O Carrefour tem intensificado a fiscalização sobre os frigoríficos brasileiros, o que levou inclusive à suspensão de 11 fornecedores este ano. No terceiro trimestre, a varejista ampliou o controle socioambiental para compras de carne bovina: antes restrito ao bioma amazônico, passou a controlar a origem da carne dos demais biomas brasileiros.

A empresa não compra de fornecedores envolvidos com "desmatamento/conversão de vegetação nativa, condições de trabalho análogas à escravidão ou infantil, embargos ambientais, invasões de terras indígenas, quilombolas ou áreas de conservação."

"Nossos fornecedores se comprometem a realizar a análise de geomonitoramento (checagem de conformidade por meio de imagens via satélite) de suas fazendas de fornecimento direto e, paralelamente, devem informar a origem da compra a partir do Cadastro Ambiental Rural (CAR) ao Grupo Carrefour Brasil, para que seja realizada uma dupla checagem de conformidade", disse o grupo, em relatório de resultados do terceiro trimestre deste ano.

"No trimestre, analisamos 22.615.555 hectares em 28.451 fazendas. Encerramos o trimestre com 18 frigoríficos fornecedores ativos e 11 bloqueados pelo não cumprimento do critério para compras do grupo."
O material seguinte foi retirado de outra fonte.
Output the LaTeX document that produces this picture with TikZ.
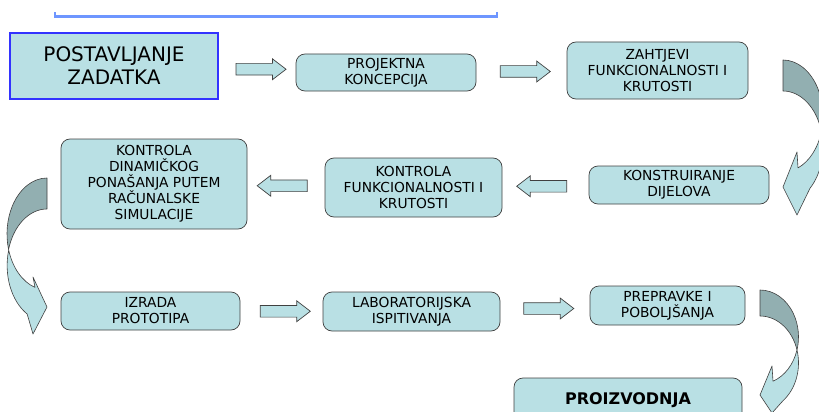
\documentclass[tikz,border=0pt]{standalone}
\usepackage{fontspec}
\setmainfont{DejaVu Sans}
\usetikzlibrary{shapes.arrows,calc}

\definecolor{boxfill}{RGB}{185,224,228}
\definecolor{bandshade}{RGB}{146,175,177}
\definecolor{edgegray}{RGB}{64,64,64}
\definecolor{taskblue}{RGB}{51,51,255}
\definecolor{barblue}{RGB}{110,150,255}

\tikzset{
  stepbox/.style={draw=edgegray,line width=0.7pt,fill=boxfill,rounded corners=9pt,
    align=center,inner sep=0pt,font=\fontsize{13.8}{16}\selectfont},
  taskbox/.style={draw=taskblue,line width=1.6pt,fill=boxfill,align=center,
    inner sep=0pt,font=\fontsize{20}{23}\selectfont},
  fwdarrow/.style={single arrow,draw=edgegray,line width=0.7pt,fill=boxfill,
    minimum height=50pt,inner xsep=0pt,inner ysep=5.5pt,single arrow head extend=4.5pt,
    single arrow tip angle=75},
  backarrow/.style={fwdarrow,shape border rotate=180},
  band/.style={draw=edgegray,line width=0.6pt,line join=round}
}

\begin{document}
\begin{tikzpicture}[x=1pt,y=-1pt]
  \path[use as bounding box,clip] (0,0) rectangle (819,412);
  \draw[barblue,line width=2.2pt] (55,12.5) -- (55,16.5) -- (497,16.5) -- (497,12.5);

  % first row
  \node[taskbox,minimum width=208pt,minimum height=66pt] (postav) at (114,66) {POSTAVLJANJE\\ZADATKA};
  \node[stepbox,minimum width=180pt,minimum height=37pt] (projekt) at (386,72.5) {PROJEKTNA\\KONCEPCIJA};
  \node[stepbox,minimum width=181pt,minimum height=57pt] (zahtjevi) at (657.5,70.5) {ZAHTJEVI\\FUNKCIONALNOSTI I\\KRUTOSTI};
  \node[fwdarrow] (a1) at ($(postav.east)!0.5!(projekt.west)$) {};
  \node[fwdarrow] (a2) at ($(projekt.east)!0.5!(zahtjevi.west)$) {};

  % second row
  \node[stepbox,minimum width=180pt,minimum height=38pt] (konstr) at (679,185) {KONSTRUIRANJE\\DIJELOVA};
  \node[stepbox,minimum width=177pt,minimum height=59pt] (kfunk) at (413.5,187.5) {KONTROLA\\FUNKCIONALNOSTI I\\KRUTOSTI};
  \node[stepbox,minimum width=186pt,minimum height=90pt] (kdin) at (154,184) {KONTROLA\\DINAMIČKOG\\PONAŠANJA PUTEM\\RAČUNALSKE\\SIMULACIJE};
  \node[backarrow] (a3) at ($(konstr.west)!0.5!(kfunk.east)$) {};
  \node[backarrow] (a4) at ($(kfunk.west)!0.5!(kdin.east)$) {};

  % third row
  \node[stepbox,minimum width=179pt,minimum height=38pt] (izrada) at (150.5,311) {IZRADA\\PROTOTIPA};
  \node[stepbox,minimum width=177pt,minimum height=39pt] (lab) at (411.5,311.5) {LABORATORIJSKA\\ISPITIVANJA};
  \node[stepbox,minimum width=155pt,minimum height=39pt] (prep) at (667.5,305.5) {PREPRAVKE I\\POBOLJŠANJA};
  \node[fwdarrow] (a5) at ($(izrada.east)!0.5!(lab.west)$) {};
  \node[fwdarrow] (a6) at ($(lab.east)!0.5!(prep.west)$) {};
  \node[stepbox,minimum width=228pt,minimum height=44pt,font=\fontsize{16}{19}\bfseries] (proizv) at (628,400) {PROIZVODNJA};

  % curved arrows between rows
  \filldraw[band,fill=bandshade] (783,60) arc[start angle=90,end angle=-16.07,x radius=40pt,y radius=56pt]
    arc[start angle=16.07,end angle=90,x radius=40pt,y radius=56pt] -- cycle;
  \filldraw[band,fill=boxfill] (821.4,131.5) arc[start angle=16.07,end angle=-47.5,x radius=40pt,y radius=56pt]
    -- (797,215) -- (783,187) -- (797,152) -- (798,167.9)
    arc[start angle=-68,end angle=-16.07,x radius=40pt,y radius=56pt] -- cycle;

  \filldraw[band,fill=bandshade] (47,178) arc[start angle=90,end angle=196.06,x radius=40pt,y radius=56pt]
    arc[start angle=163.94,end angle=90,x radius=40pt,y radius=56pt] -- cycle;
  \filldraw[band,fill=boxfill] (8.7,250) arc[start angle=163.94,end angle=240,x radius=40pt,y radius=56pt]
    -- (33,334) -- (47,307) -- (33,277) -- (35,287.4)
    arc[start angle=252.5,end angle=196.06,x radius=40pt,y radius=56pt] -- cycle;

  \filldraw[band,fill=bandshade] (760,290) arc[start angle=90,end angle=-16.06,x radius=38.5pt,y radius=47pt]
    arc[start angle=16.06,end angle=90,x radius=38.5pt,y radius=47pt] -- cycle;
  \filldraw[band,fill=boxfill] (797,350) arc[start angle=16.06,end angle=-53.3,x radius=38.5pt,y radius=47pt]
    -- (772,413) -- (760,395) -- (772,366) -- (773,381.2)
    arc[start angle=-70.2,end angle=-16.06,x radius=38.5pt,y radius=47pt] -- cycle;
\end{tikzpicture}
\end{document}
CARNES REPRESENTAM ENTRE 6% E 12% DAS VENDAS DO GRUPO

De acordo com relatório do Goldman Sachs, as carnes representam entre 6% e 12% das vendas do Carrefour no Brasil. Nas estimativas do banco, o lucro líquido da rede varejista pode cair entre 0,54% e 1,09% no quarto trimestre, para cada dia de interrupção no fornecimento de carnes bovinas, enquanto as vendas podem recuar entre 0,07% e 0,13% por dia.

Caso a interrupção afete também o fornecimento de carnes de frango e porco, o banco estima que as perdas possam chegar a 1,8% do lucro e 0,2% das vendas por dia de desabastecimento.

"Destacamos que a potencial indisponibilidade de produtos cárneos poderia motivar a queda de tráfego como um todo, resultando em queda significativa nas vendas de outras categorias", diz o relatório do Goldman Sachs, assinado pelos analistas Irma Sgarz, Felipe Rached e Gabriela Leme.

Em meio a relatos de adesão ao boicote de empresas do setor de aves e suínos, a ABPA (Associação Brasileira de Proteína Animal) tem marcada para esta terça-feira (25) uma reunião de seu conselho diretivo para abordar a situação envolvendo o Carrefour.

A ideia é que uma diretriz em relação ao tema seja encaminhada às empresas associadas. Procurada, a ABPA disse que não irá comentar.

Também a Abrasel (Associação Brasileira de Bares e Restaurantes) deve decidir nesta terça se adere ao boicote contra o Carrefour. A reportagem apurou que a rede varejista pediu um dia a mais para a associação, na tentativa de reverter a situação junto aos frigoríficos e regularizar o abastecimento.

FRANÇA RESPONDE POR 0,02% DAS EXPORTAÇÕES DE CARNE DO BRASIL

O imbróglio envolvendo o Carrefour e os frigoríficos brasileiros começou na última quarta-feira (20), quando o presidente mundial da varejista, Alexandre Bompard, publicou nas suas redes sociais que o grupo deixará de comprar carne do Mercosul. O motivo seria o modelo de pecuária na América do Sul.

No dia seguinte, o Carrefour afirmou que a medida se aplicaria apenas às lojas da França e que não se referia à qualidade do produto sul-americano -e sim a uma demanda do setor agrícola no país europeu. O veto, no entanto, gerou uma onda de críticas e de pedidos de retratação de entidades do agronegócio.

A França, porém, é irrelevante como consumidora de carnes bovinas brasileiras. O país respondeu por 0,02% das vendas externas brasileiras até outubro. Nos primeiros dez meses de 2024, o país europeu comprou 314 toneladas de carnes do país. A suspensão das compras francesas, portanto, não é capaz de afetar o setor frigorífico no Brasil.

No sábado (23), frigoríficos afirmaram que deixariam de fornecer carne ao supermercado. Representantes de 44 associações da cadeia produtiva brasileira assinaram uma carta aberta a Bompard sobre a qualidade das carnes produzidas no Mercosul.

Eles afirmam no documento que a decisão anunciada pelo CEO do Carrefour demonstra uma "abordagem protecionista que contradiz o papel de uma empresa global com operações em mercados diversos e interdependentes".